Deputy First Minister Martin McGuinness has warned that the Stormont Executive lacks cohesion and has blamed unionists for the problems, questioning their commitment to being in Government with him.
He said he believed this instability at the heart of the administration is holding up decision-making and making it harder to resolve disputes over issues like loyal order parades and flag-flying.
The Deputy First Minister made his comments in a keynote address last night at his party's ard fheis in Castlebar, Co Mayo.
His theme was "15 years on from the Good Friday Agreement".
In a pointed reference to Peter Robinson and the DUP ministers, he said "all of this would be helped greatly if some within unionism ended the pretence that they are not working the Good Friday Agreement institutions".

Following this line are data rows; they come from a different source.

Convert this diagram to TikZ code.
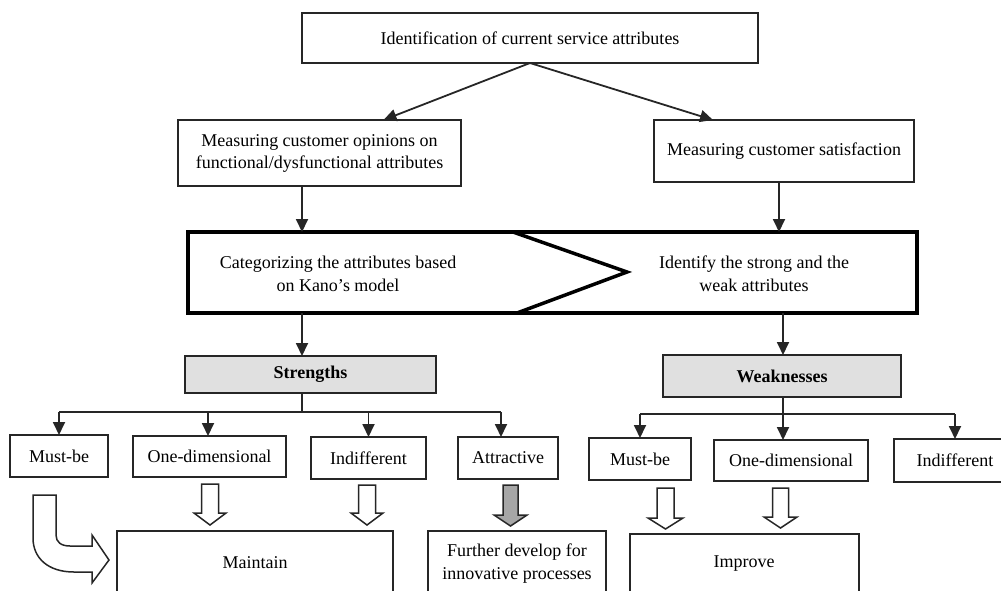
\documentclass[tikz,border=0pt]{standalone}
\usepackage{fontspec}
\setmainfont{Liberation Serif}
\usetikzlibrary{arrows.meta,calc}
\newcommand\blockdown[7]{%
  \draw[blockarrow,fill=#7] ({#1-#5},#2) -- ({#1+#5},#2) -- ({#1+#5},#3) -- ({#1+#6},#3)
    -- (#1,#4) -- ({#1-#6},#3) -- ({#1-#5},#3) -- cycle;}
\begin{document}
\begin{tikzpicture}[x=1pt,y=-1pt,
  box/.style={draw=black!85, line width=1.5pt, inner sep=0pt, outer sep=0pt, align=center,
    font=\fontsize{18}{22}\selectfont},
  labeltext/.style={inner sep=0pt, align=center, font=\fontsize{18}{23}\selectfont},
  graybox/.style={box, fill=black!12, font=\fontsize{18}{22}\selectfont\bfseries},
  conn/.style={draw=black!85, line width=1.8pt, -{Triangle[length=13pt,width=12pt]}},
  plain/.style={draw=black!85, line width=1.8pt},
  blockarrow/.style={draw=black!85, line width=1.5pt, line join=miter}]
\useasboundingbox (0,0) rectangle (1001,590);
\clip (0,0) rectangle (1001,590);

% top level
\node[box, minimum width=456pt, minimum height=50pt] (top) at (530,38)
  {Identification of current service attributes};
\node[box, minimum width=283pt, minimum height=66pt] (lm) at (319.5,153)
  {Measuring customer opinions on\\functional/dysfunctional attributes};
\node[box, minimum width=260pt, minimum height=62pt] (rm) at (784,151)
  {Measuring customer satisfaction};
\draw[conn] (top.south) -- ([xshift=205.5pt]lm.north west);
\draw[conn] (top.south) -- ([xshift=59pt]rm.north west);

% big process box
\node[draw=black, line width=3.5pt, minimum width=729pt, minimum height=81pt, inner sep=0pt, outer sep=0pt] (big) at (552.5,272.5) {};
\draw[black, line width=3.5pt, line join=miter] (513,232) -- (627,272) -- (517,313);
\node[labeltext] (cat) at (338,274) {Categorizing the attributes based\\on Kano’s model};
\node[labeltext] (ident) at (754,274) {Identify the strong and the\\weak attributes};

\draw[conn] ([xshift=-17.5pt]lm.south) coordinate (a1) -- (a1 |- big.north);
\draw[conn] ([xshift=-5pt]rm.south) coordinate (a2) -- (a2 |- big.north);

% strengths / weaknesses
\node[graybox, minimum width=251pt, minimum height=37pt] (str) at (310.5,374.5) {Strengths};
\node[graybox, minimum width=238pt, minimum height=42pt] (wk) at (782,376) {Weaknesses};
\draw[conn] (a1 |- big.south) -- (a1 |- str.north);
\draw[conn] ([xshift=-134pt]big.south east) coordinate (a3) -- (a3 |- wk.north);

% strength row
\node[box, minimum width=98pt, minimum height=42pt] (smust) at (59,456) {Must-be};
\node[box, minimum width=153pt, minimum height=41pt] (sone) at (209.5,456.5) {One-dimensional};
\node[box, minimum width=115pt, minimum height=42pt] (sind) at (368.5,458) {Indifferent};
\node[box, minimum width=100pt, minimum height=42pt] (satt) at (508,458) {Attractive};
\coordinate (sj) at (302,412);
\draw[plain] (a1 |- str.south) -- (sj);
\draw[plain] (smust.north |- sj) -- ([xshift=-7pt]satt.north |- sj);
\draw[conn] (smust.north |- sj) -- (smust.north);
\draw[conn] ([xshift=-1.5pt]sone.north |- sj) -- ([xshift=-1.5pt]sone.north);
\draw[conn] (sind.north |- sj) -- (sind.north);
\draw[conn] ([xshift=-7pt]satt.north |- sj) -- ([xshift=-7pt]satt.north);

% weakness row
\node[box, minimum width=102pt, minimum height=42pt] (wmust) at (640,459) {Must-be};
\node[box, minimum width=154pt, minimum height=41pt] (wone) at (791,460.5) {One-dimensional};
\node[box, minimum width=122pt, minimum height=43pt] (wind) at (955,460.5) {Indifferent};
\coordinate (wj) at (a3 |- 0,414);
\draw[plain] (a3 |- wk.south) -- (wj);
\draw[plain] (wmust.north |- wj) -- (wind.north |- wj);
\draw[conn] (wmust.north |- wj) -- (wmust.north);
\draw[conn] (wj) -- (wj |- wone.north);
\draw[conn] (wind.north |- wj) -- (wind.north);

% block arrows
\blockdown{210}{484}{513}{525}{8.5}{16}{white}
\blockdown{367}{485}{513}{525}{8.5}{16}{white}
\blockdown{510.5}{485}{515}{526}{7.5}{16.5}{black!35}
\blockdown{665.5}{488}{518}{529}{8.5}{17.5}{white}
\blockdown{780.5}{488}{517}{528}{8}{16.5}{white}

% curved arrow from Must-be
\draw[blockarrow, fill=white] (33,495) -- (56,495) -- (56,535)
  .. controls (56,542) and (61,546) .. (70,546) -- (92,546) -- (92,535)
  -- (109,560) -- (92,583) -- (92,572) -- (74,572)
  .. controls (48,572) and (33,558) .. (33,538) -- cycle;

% bottom boxes (cut off by the picture edge)
\node[box, minimum width=276pt, minimum height=90pt, anchor=north west] (maint) at (117,531) {};
\node[labeltext] (maintt) at (255,563) {Maintain};
\node[box, minimum width=178pt, minimum height=90pt, anchor=north west] (furth) at (428,531) {};
\node[labeltext] (furtht) at (517,564) {Further develop for\\innovative processes};
\node[box, minimum width=229pt, minimum height=90pt, anchor=north west] (impr) at (630,534) {};
\node[labeltext] (imprt) at (744,564) {Improve};
\end{tikzpicture}
\end{document}
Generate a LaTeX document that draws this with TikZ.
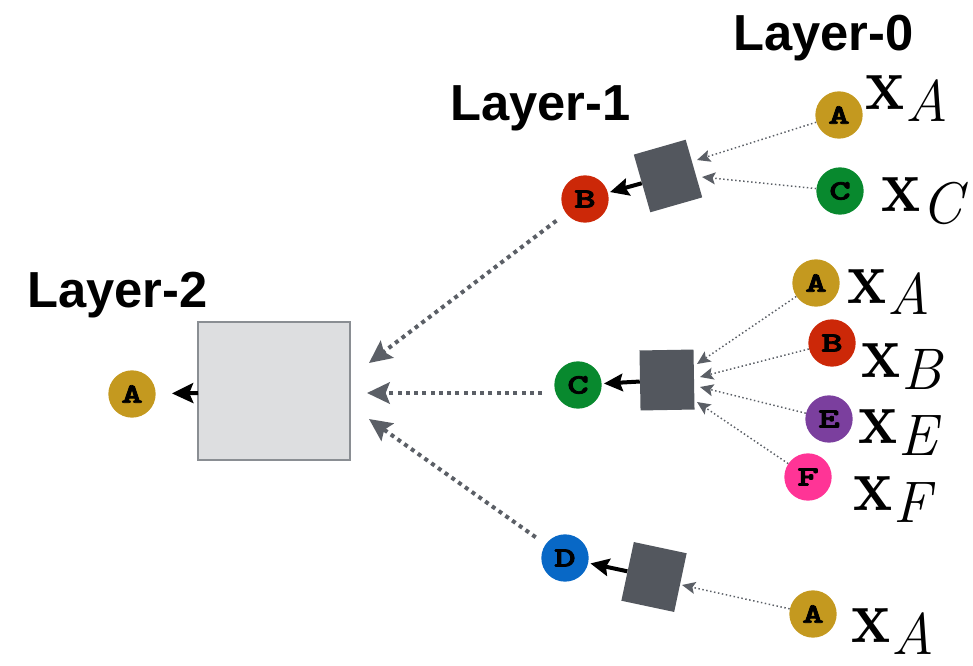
\documentclass[tikz,border=0pt]{standalone}
\usepackage{fontspec}
\usepackage{graphicx}
\usetikzlibrary{arrows.meta}

\newfontfamily\titlefont{Liberation Sans}
\newfontfamily\keyfont{lmmonolt10-bold.otf}[FakeBold=2.5]

\definecolor{keygold}{HTML}{C4991F}
\definecolor{keyred}{HTML}{CC2808}
\definecolor{keygreen}{HTML}{08892E}
\definecolor{keyblue}{HTML}{0868C6}
\definecolor{keypurple}{HTML}{7B3F9E}
\definecolor{keypink}{HTML}{FF3496}
\definecolor{slate}{HTML}{53575E}
\definecolor{boxfill}{HTML}{DDDEE0}
\definecolor{boxline}{HTML}{8A8E93}
\definecolor{edgegray}{HTML}{5B5F66}

\newcommand\keytext[1]{\scalebox{1.45}[1]{\keyfont\fontsize{21}{21}\selectfont #1}}
\newcommand\featlbl[1]{\scalebox{0.95}[1.1]{\fontsize{52}{52}\selectfont\bfseries x}\kern0.5pt\raisebox{-9pt}{\fontsize{44}{44}\selectfont\itshape #1}}

\tikzset{
  keycirc/.style={circle, draw=none, minimum size=35.5pt, inner sep=0pt},
  sqbox/.style={rectangle, fill=slate, draw=none, minimum width=40.5pt, minimum height=45pt, inner sep=0pt},
  bigbox/.style={rectangle, fill=boxfill, draw=boxline, line width=0.9pt, minimum width=114pt, minimum height=103.5pt, inner sep=0pt},
  layertitle/.style={anchor=base west, inner sep=0pt, font=\titlefont\bfseries\fontsize{38}{38}\selectfont},
  feat/.style={anchor=base west, inner sep=0pt},
  inedge/.style={edgegray, line width=1.1pt, dash pattern=on 1.1pt off 1.9pt,
    -{Stealth[length=10pt, width=9pt, inset=2pt]}},
  aggedge/.style={edgegray, line width=3pt, dash pattern=on 3pt off 3.2pt, shorten <=9pt,
    -{Stealth[length=17pt, width=16pt, inset=3pt]}},
  outedge/.style={black, line width=3pt, -{Stealth[length=14pt, width=13pt, inset=2pt]}, shorten >=1.5pt},
}

\begin{document}
\begin{tikzpicture}[x=0.75pt, y=-0.75pt]
  \useasboundingbox (0,0) rectangle (973,666);

  % layer titles
  \node[layertitle] (t0) at (733,51) {Layer-0};
  \node[layertitle] (t1) at (450,121) {Layer-1};
  \node[layertitle] (t2) at (27,307) {Layer-2};

  % layer 2
  \node[keycirc, fill=keygold] (a2) at (132,394) {\keytext{A}};
  \node[bigbox] (agg) at (274,391) {};
  \coordinate (aggout) at (198,393);

  % layer 1
  \node[keycirc, fill=keyred]   (b1) at (585,199) {\keytext{B}};
  \node[keycirc, fill=keygreen] (c1) at (578,385) {\keytext{C}};
  \node[keycirc, fill=keyblue]  (d1) at (565,558) {\keytext{D}};

  \node[sqbox, rotate=16]  (sb) at (668,176) {};
  \node[sqbox, rotate=1]   (sc) at (667,380) {};
  \node[sqbox, rotate=-12] (sd) at (654,577) {};

  % layer 0
  \node[keycirc, fill=keygold]   (a0t) at (839,115) {\keytext{A}};
  \node[keycirc, fill=keygreen]  (c0t) at (840,191) {\keytext{C}};
  \node[keycirc, fill=keygold]   (a0m) at (816,283) {\keytext{A}};
  \node[keycirc, fill=keyred]    (b0m) at (832,343) {\keytext{B}};
  \node[keycirc, fill=keypurple] (e0m) at (829,419) {\keytext{E}};
  \node[keycirc, fill=keypink]   (f0m) at (808,477) {\keytext{F}};
  \node[keycirc, fill=keygold]   (a0b) at (813,614) {\keytext{A}};

  % feature labels
  \node[feat] (xa1) at (865,110) {\featlbl{A}};
  \node[feat] (xc1) at (881,212) {\featlbl{C}};
  \node[feat] (xa2) at (847,303) {\featlbl{A}};
  \node[feat] (xb2) at (861,377) {\featlbl{B}};
  \node[feat] (xe2) at (858,443) {\featlbl{E}};
  \node[feat] (xf2) at (853,510) {\featlbl{F}};
  \node[feat] (xa3) at (851,642) {\featlbl{A}};

  % arrow targets on the square aggregators
  \coordinate (pb1) at (697,160);
  \coordinate (pb2) at (702,177);
  \coordinate (pc1) at (697,364);
  \coordinate (pc2) at (700,377);
  \coordinate (pc3) at (700,387);
  \coordinate (pc4) at (697,402);
  \coordinate (pd1) at (682,585);

  % arrow targets on the big aggregator
  \coordinate (gb) at (369,363);
  \coordinate (gc) at (367,393);
  \coordinate (gd) at (369,419);

  % layer 0 -> layer 1
  \draw[inedge] (a0t) -- (pb1);
  \draw[inedge] (c0t) -- (pb2);
  \draw[inedge] (a0m) -- (pc1);
  \draw[inedge] (b0m) -- (pc2);
  \draw[inedge] (e0m) -- (pc3);
  \draw[inedge] (f0m) -- (pc4);
  \draw[inedge] (a0b) -- (pd1);

  % square aggregators -> layer 1 nodes
  \draw[outedge] (sb) -- (b1);
  \draw[outedge] (sc) -- (c1);
  \draw[outedge] (sd) -- (d1);

  % layer 1 -> layer 2
  \draw[aggedge] (b1) -- (gb);
  \draw[aggedge] (c1.west |- gc) -- (gc);
  \draw[aggedge] (d1) -- (gd);

  % big aggregator -> layer 2 node
  \draw[outedge, shorten >=12pt, -{Stealth[length=16pt, width=15pt, inset=3pt]}] (aggout) -- (a2);
\end{tikzpicture}
\end{document}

The DUP opposed the Good Friday Agreement and Mr Robinson recently claimed that the party changed it out of all recognition in the St Andrews Agreement of 2006. Mr McGuinness made no secret of his contempt for this analysis.
"People need to be in Government not because they have to be but because they want to be – and approach decision-making in that spirit," he said.
He told a hall peppered with IRA veterans "it should not be forgotten that it was the leadership given by Irish republicans, leadership for an end to conflict and for peace, which made all this happen".
He said the Good Friday Agreement "would allow us as Irish republicans to map out very clearly a peaceful and democratic path to a united Ireland, it would enshrine in law the rights of citizens in the North to our Irish identity and offer the same checks, balances, rights and responsibilities to the unionist people also".
Mr McGuinness said: "More than once in recent months the observation has been made to me that Sinn Fein ministers are in Government with unionist ministers because we want to be, but that unionist ministers are in Government with Sinn Fein because they have to be.
"Speaking frankly, this isn't good enough."
He accused unionists of not showing respect to nationalists.
"I have no difficulty whatsoever in respecting unionists' allegiance to their Britishness – but it gives me no satisfaction to tell you that there is a marked reluctance by unionist leaders to respect the Irish identity of nationalists and republicans," he said,
"This difficulty goes to the very heart of the failure to resolve contentious Orange parades and the need to ensure that symbols and emblems on the basis of equality reflect the allegiances and identity of the community as a whole."
He also attacked Prime Minister David Cameron, who he said had failed to deliver the promised economic peace dividend to Northern Ireland.
Mr McGuinness said both the British and Irish governments had adopted "a semi-detached approach" to Northern Ireland and their commitments enshrined under the Good Friday Agreement.